Starting at the top of the listing, extract every line up to and including the one with "const colors = ['#63b100', '#ed1c24', '#00acd0']". Pictures stay out of the copy.

╭──

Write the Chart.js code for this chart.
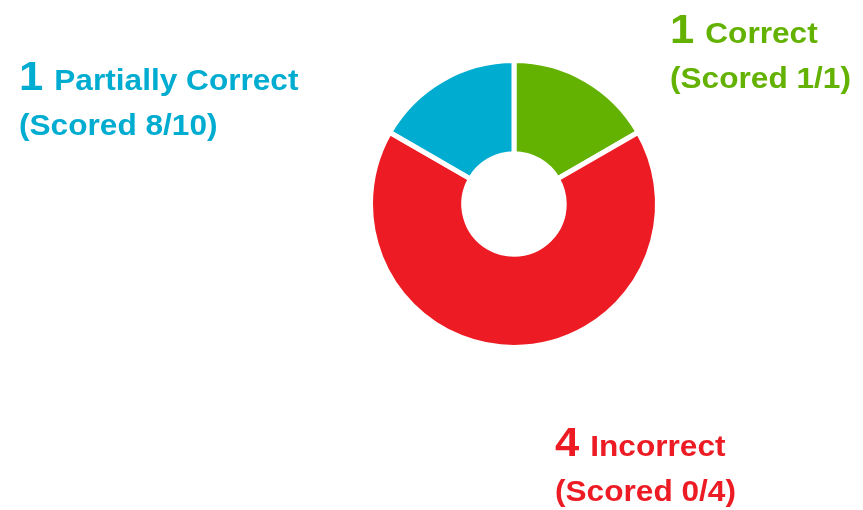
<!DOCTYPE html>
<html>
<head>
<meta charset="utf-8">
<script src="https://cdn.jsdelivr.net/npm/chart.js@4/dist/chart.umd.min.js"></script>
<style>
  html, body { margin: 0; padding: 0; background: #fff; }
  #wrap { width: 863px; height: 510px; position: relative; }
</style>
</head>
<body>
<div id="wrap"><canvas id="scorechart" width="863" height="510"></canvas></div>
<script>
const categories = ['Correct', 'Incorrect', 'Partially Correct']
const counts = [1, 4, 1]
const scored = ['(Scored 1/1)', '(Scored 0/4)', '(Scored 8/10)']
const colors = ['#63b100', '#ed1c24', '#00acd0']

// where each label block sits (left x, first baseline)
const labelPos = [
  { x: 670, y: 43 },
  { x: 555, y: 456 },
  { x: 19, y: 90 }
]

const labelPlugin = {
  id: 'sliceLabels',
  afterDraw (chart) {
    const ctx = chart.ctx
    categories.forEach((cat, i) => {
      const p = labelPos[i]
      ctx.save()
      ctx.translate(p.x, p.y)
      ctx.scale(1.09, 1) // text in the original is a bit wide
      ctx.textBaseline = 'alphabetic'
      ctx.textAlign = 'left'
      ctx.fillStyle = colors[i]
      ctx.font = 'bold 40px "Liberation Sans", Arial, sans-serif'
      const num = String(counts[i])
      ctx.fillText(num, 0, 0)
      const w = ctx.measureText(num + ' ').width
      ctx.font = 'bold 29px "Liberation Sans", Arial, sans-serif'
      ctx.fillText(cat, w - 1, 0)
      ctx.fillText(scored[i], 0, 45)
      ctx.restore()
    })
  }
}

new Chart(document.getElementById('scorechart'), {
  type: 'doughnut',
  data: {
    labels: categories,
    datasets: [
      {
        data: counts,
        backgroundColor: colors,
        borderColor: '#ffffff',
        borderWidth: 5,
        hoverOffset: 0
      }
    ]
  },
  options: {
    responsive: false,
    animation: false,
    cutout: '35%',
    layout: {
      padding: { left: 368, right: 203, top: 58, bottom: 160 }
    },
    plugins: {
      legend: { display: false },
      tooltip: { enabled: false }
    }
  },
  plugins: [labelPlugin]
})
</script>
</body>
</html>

╰──

#### [FULL ANSWER]
Write the Chart.js code for this chart.
<!DOCTYPE html>
<html>
<head>
<meta charset="utf-8">
<script src="https://cdn.jsdelivr.net/npm/chart.js@4/dist/chart.umd.min.js"></script>
<style>
  html, body { margin: 0; padding: 0; background: #fff; }
  #wrap { width: 863px; height: 510px; position: relative; }
</style>
</head>
<body>
<div id="wrap"><canvas id="scorechart" width="863" height="510"></canvas></div>
<script>
const categories = ['Correct', 'Incorrect', 'Partially Correct']
const counts = [1, 4, 1]
const scored = ['(Scored 1/1)', '(Scored 0/4)', '(Scored 8/10)']
const colors = ['#63b100', '#ed1c24', '#00acd0']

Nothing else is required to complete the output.